- **EXERCISE DIRECTIONS**:
Copy out the data below as written; omit any images.

- **DATA SEGMENT**:
** Start **
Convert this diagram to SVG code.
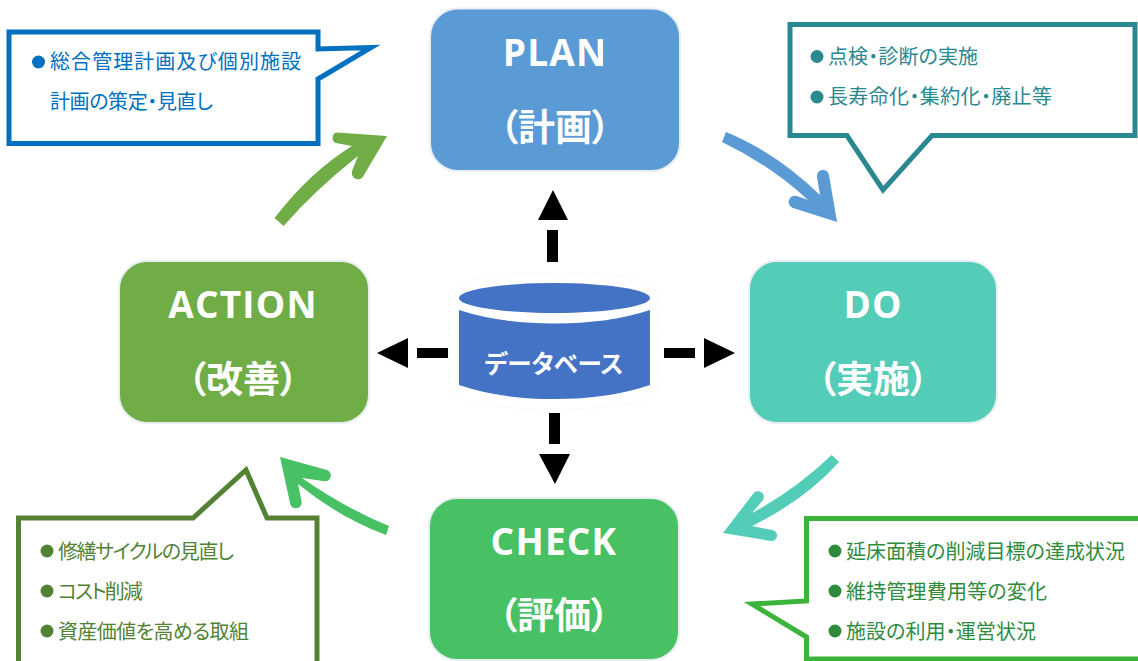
<svg xmlns="http://www.w3.org/2000/svg" width="1138" height="661" viewBox="0 0 1138 661">
<style>
text{font-family:"Noto Sans CJK JP","Noto Sans",sans-serif;font-feature-settings:"palt"}
.box{stroke:#e9eef2;stroke-width:2}
.title{font-size:37px;font-weight:700;fill:#fff;text-anchor:middle;dominant-baseline:central}
.latin{font-family:"Open Sans","Noto Sans",sans-serif;letter-spacing:1.200px}
.note{font-size:20px;dominant-baseline:central}
.call{fill:#fff;stroke-width:5;stroke-linejoin:miter;stroke-miterlimit:12}
</style>
<rect width="1138" height="661" fill="#fff"/>
<g id="connectors">
<path fill="#70ad47" d="M274.5,218 Q310,172 352,146 L336,143 A5.5,5.5 0 0 1 337,132.5 L387,136 L364,175 A5.5,5.5 0 0 1 352,171 L358,156 Q315,190 283.6,226 Z"/>
<path fill="#5b9bd5" d="M726,132 Q775,152 820,195 L817,177 A6,6 0 0 1 829,175 L837,222 L793,208 A6,6 0 0 1 797,196 L808,200 Q770,165 722,142 Z"/>
<path fill="#53ccb8" d="M831.7,455 Q795,490 752,513 L763,500 A5.5,5.5 0 0 0 753,494 L723,533 L771,541 A5.5,5.5 0 0 0 772,530 L752,526 Q805,500 839,462 Z"/>
<path fill="#48c064" d="M389,526 Q345,508 302,478 L323,481 A5.5,5.5 0 0 0 327,470 L280,457 L290,503 A5.5,5.5 0 0 0 301.7,502 L298,484 Q340,518 386,535 Z"/>
<g fill="#000">
<rect x="547" y="230" width="11" height="32"/><path d="M553,190 L568,220 L538,220 Z"/>
<rect x="417" y="348" width="31" height="10"/><path d="M377,353 L408,338 L408,368 Z"/>
<rect x="664" y="348" width="31" height="10"/><path d="M735,353 L704,338 L704,368 Z"/>
<rect x="549" y="413" width="11" height="31"/><path d="M555,484 L539,454 L570,454 Z"/>
</g>
</g>
<g id="note-plan">
<path class="call" stroke="#0070c0" d="M9,32 H318 V49 L371,47.5 L318,79 V143.500 H9 Z"/>
<circle cx="38.500" cy="62" r="6.500" fill="#0070c0"/>
<text class="note" x="50" y="60" textLength="251" fill="#0070c0">総合管理計画及び個別施設</text>
<text class="note" x="50" y="100" textLength="163" fill="#0070c0">計画の策定・見直し</text>
</g>
<g id="note-do">
<path class="call" stroke="#2a8890" d="M790,24.500 H1135 V135.500 H932 L883,190 L847,135.500 H790 Z"/>
<circle cx="817" cy="56.500" r="6.500" fill="#2a8890"/>
<circle cx="817" cy="97" r="6.500" fill="#2a8890"/>
<text class="note" x="828" y="55" textLength="150" fill="#2a8890">点検・診断の実施</text>
<text class="note" x="828" y="95" textLength="224" fill="#2a8890">長寿命化・集約化・廃止等</text>
</g>
<g id="note-action">
<path class="call" stroke="#548235" d="M18.500,670 V518 H193 L246,470 L267,518 H317 V670"/>
<circle cx="47" cy="551" r="6.500" fill="#548235"/>
<circle cx="47" cy="591" r="6.500" fill="#548235"/>
<circle cx="47" cy="631" r="6.500" fill="#548235"/>
<text class="note" x="58" y="550" textLength="176" fill="#548235">修繕サイクルの見直し</text>
<text class="note" x="58" y="590" textLength="85" fill="#548235">コスト削減</text>
<text class="note" x="58" y="630" textLength="191" fill="#548235">資産価値を高める取組</text>
</g>
<g id="note-check">
<path class="call" stroke="#3cb43c" d="M1145,518.500 H806.500 V601 L752,604 L806.500,637 V659 H1145"/>
<circle cx="835" cy="551" r="6.500" fill="#2e8b3e"/>
<circle cx="835" cy="591" r="6.500" fill="#2e8b3e"/>
<circle cx="835" cy="631" r="6.500" fill="#2e8b3e"/>
<text class="note" x="846" y="550" textLength="279" fill="#2e8b3e">延床面積の削減目標の達成状況</text>
<text class="note" x="846" y="590" textLength="201" fill="#2e8b3e">維持管理費用等の変化</text>
<text class="note" x="846" y="630" textLength="190" fill="#2e8b3e">施設の利用・運営状況</text>
</g>
<g id="plan">
<rect class="box" x="430" y="8.500" width="250" height="162.500" rx="28" fill="#5b9bd5"/>
<text class="title latin" x="555" y="51">PLAN</text>
<text class="title" x="555" y="125">（計画）</text>
</g>
<g id="do">
<rect class="box" x="749" y="261" width="248" height="162" rx="28" fill="#53ccb8"/>
<text class="title latin" x="873" y="303">DO</text>
<text class="title" x="873" y="377">（実施）</text>
</g>
<g id="check">
<rect class="box" x="429" y="498" width="250" height="162" rx="28" fill="#48c064"/>
<text class="title latin" x="554" y="540">CHECK</text>
<text class="title" x="554" y="613">（評価）</text>
</g>
<g id="action">
<rect class="box" x="119" y="261" width="250" height="162" rx="28" fill="#70ad47"/>
<text class="title latin" x="243" y="303">ACTION</text>
<text class="title" x="243" y="377">（改善）</text>
</g>
<g id="database">
<path fill="none" stroke="#f3f3f3" stroke-dasharray="3 3" d="M449,296 Q449,273 554,273 Q658,273 658,296 V386 Q658,409 554,409 Q449,409 449,386 Z"/>
<ellipse cx="554.500" cy="298" rx="95.500" ry="15" fill="#4472c4"/>
<path fill="#4472c4" d="M459,310 Q500,323.500 554.500,323.500 Q609,323.500 650,310 V385 Q609,399 554.500,399 Q500,399 459,385 Z"/>
<text x="554" y="362" font-size="24.500" font-weight="700" fill="#fff" text-anchor="middle" dominant-baseline="central">データベース</text>
</g>
</svg>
** End **
- **RESPONSE TO THE TASK**:
Convert this diagram to SVG code.
<svg xmlns="http://www.w3.org/2000/svg" width="1138" height="661" viewBox="0 0 1138 661">
<style>
text{font-family:"Noto Sans CJK JP","Noto Sans",sans-serif;font-feature-settings:"palt"}
.box{stroke:#e9eef2;stroke-width:2}
.title{font-size:37px;font-weight:700;fill:#fff;text-anchor:middle;dominant-baseline:central}
.latin{font-family:"Open Sans","Noto Sans",sans-serif;letter-spacing:1.200px}
.note{font-size:20px;dominant-baseline:central}
.call{fill:#fff;stroke-width:5;stroke-linejoin:miter;stroke-miterlimit:12}
</style>
<rect width="1138" height="661" fill="#fff"/>
<g id="connectors">
<path fill="#70ad47" d="M274.5,218 Q310,172 352,146 L336,143 A5.5,5.5 0 0 1 337,132.5 L387,136 L364,175 A5.5,5.5 0 0 1 352,171 L358,156 Q315,190 283.6,226 Z"/>
<path fill="#5b9bd5" d="M726,132 Q775,152 820,195 L817,177 A6,6 0 0 1 829,175 L837,222 L793,208 A6,6 0 0 1 797,196 L808,200 Q770,165 722,142 Z"/>
<path fill="#53ccb8" d="M831.7,455 Q795,490 752,513 L763,500 A5.5,5.5 0 0 0 753,494 L723,533 L771,541 A5.5,5.5 0 0 0 772,530 L752,526 Q805,500 839,462 Z"/>
<path fill="#48c064" d="M389,526 Q345,508 302,478 L323,481 A5.5,5.5 0 0 0 327,470 L280,457 L290,503 A5.5,5.5 0 0 0 301.7,502 L298,484 Q340,518 386,535 Z"/>
<g fill="#000">
<rect x="547" y="230" width="11" height="32"/><path d="M553,190 L568,220 L538,220 Z"/>
<rect x="417" y="348" width="31" height="10"/><path d="M377,353 L408,338 L408,368 Z"/>
<rect x="664" y="348" width="31" height="10"/><path d="M735,353 L704,338 L704,368 Z"/>
<rect x="549" y="413" width="11" height="31"/><path d="M555,484 L539,454 L570,454 Z"/>
</g>
</g>
<g id="note-plan">
<path class="call" stroke="#0070c0" d="M9,32 H318 V49 L371,47.5 L318,79 V143.500 H9 Z"/>
<circle cx="38.500" cy="62" r="6.500" fill="#0070c0"/>
<text class="note" x="50" y="60" textLength="251" fill="#0070c0">総合管理計画及び個別施設</text>
<text class="note" x="50" y="100" textLength="163" fill="#0070c0">計画の策定・見直し</text>
</g>
<g id="note-do">
<path class="call" stroke="#2a8890" d="M790,24.500 H1135 V135.500 H932 L883,190 L847,135.500 H790 Z"/>
<circle cx="817" cy="56.500" r="6.500" fill="#2a8890"/>
<circle cx="817" cy="97" r="6.500" fill="#2a8890"/>
<text class="note" x="828" y="55" textLength="150" fill="#2a8890">点検・診断の実施</text>
<text class="note" x="828" y="95" textLength="224" fill="#2a8890">長寿命化・集約化・廃止等</text>
</g>
<g id="note-action">
<path class="call" stroke="#548235" d="M18.500,670 V518 H193 L246,470 L267,518 H317 V670"/>
<circle cx="47" cy="551" r="6.500" fill="#548235"/>
<circle cx="47" cy="591" r="6.500" fill="#548235"/>
<circle cx="47" cy="631" r="6.500" fill="#548235"/>
<text class="note" x="58" y="550" textLength="176" fill="#548235">修繕サイクルの見直し</text>
<text class="note" x="58" y="590" textLength="85" fill="#548235">コスト削減</text>
<text class="note" x="58" y="630" textLength="191" fill="#548235">資産価値を高める取組</text>
</g>
<g id="note-check">
<path class="call" stroke="#3cb43c" d="M1145,518.500 H806.500 V601 L752,604 L806.500,637 V659 H1145"/>
<circle cx="835" cy="551" r="6.500" fill="#2e8b3e"/>
<circle cx="835" cy="591" r="6.500" fill="#2e8b3e"/>
<circle cx="835" cy="631" r="6.500" fill="#2e8b3e"/>
<text class="note" x="846" y="550" textLength="279" fill="#2e8b3e">延床面積の削減目標の達成状況</text>
<text class="note" x="846" y="590" textLength="201" fill="#2e8b3e">維持管理費用等の変化</text>
<text class="note" x="846" y="630" textLength="190" fill="#2e8b3e">施設の利用・運営状況</text>
</g>
<g id="plan">
<rect class="box" x="430" y="8.500" width="250" height="162.500" rx="28" fill="#5b9bd5"/>
<text class="title latin" x="555" y="51">PLAN</text>
<text class="title" x="555" y="125">（計画）</text>
</g>
<g id="do">
<rect class="box" x="749" y="261" width="248" height="162" rx="28" fill="#53ccb8"/>
<text class="title latin" x="873" y="303">DO</text>
<text class="title" x="873" y="377">（実施）</text>
</g>
<g id="check">
<rect class="box" x="429" y="498" width="250" height="162" rx="28" fill="#48c064"/>
<text class="title latin" x="554" y="540">CHECK</text>
<text class="title" x="554" y="613">（評価）</text>
</g>
<g id="action">
<rect class="box" x="119" y="261" width="250" height="162" rx="28" fill="#70ad47"/>
<text class="title latin" x="243" y="303">ACTION</text>
<text class="title" x="243" y="377">（改善）</text>
</g>
<g id="database">
<path fill="none" stroke="#f3f3f3" stroke-dasharray="3 3" d="M449,296 Q449,273 554,273 Q658,273 658,296 V386 Q658,409 554,409 Q449,409 449,386 Z"/>
<ellipse cx="554.500" cy="298" rx="95.500" ry="15" fill="#4472c4"/>
<path fill="#4472c4" d="M459,310 Q500,323.500 554.500,323.500 Q609,323.500 650,310 V385 Q609,399 554.500,399 Q500,399 459,385 Z"/>
<text x="554" y="362" font-size="24.500" font-weight="700" fill="#fff" text-anchor="middle" dominant-baseline="central">データベース</text>
</g>
</svg>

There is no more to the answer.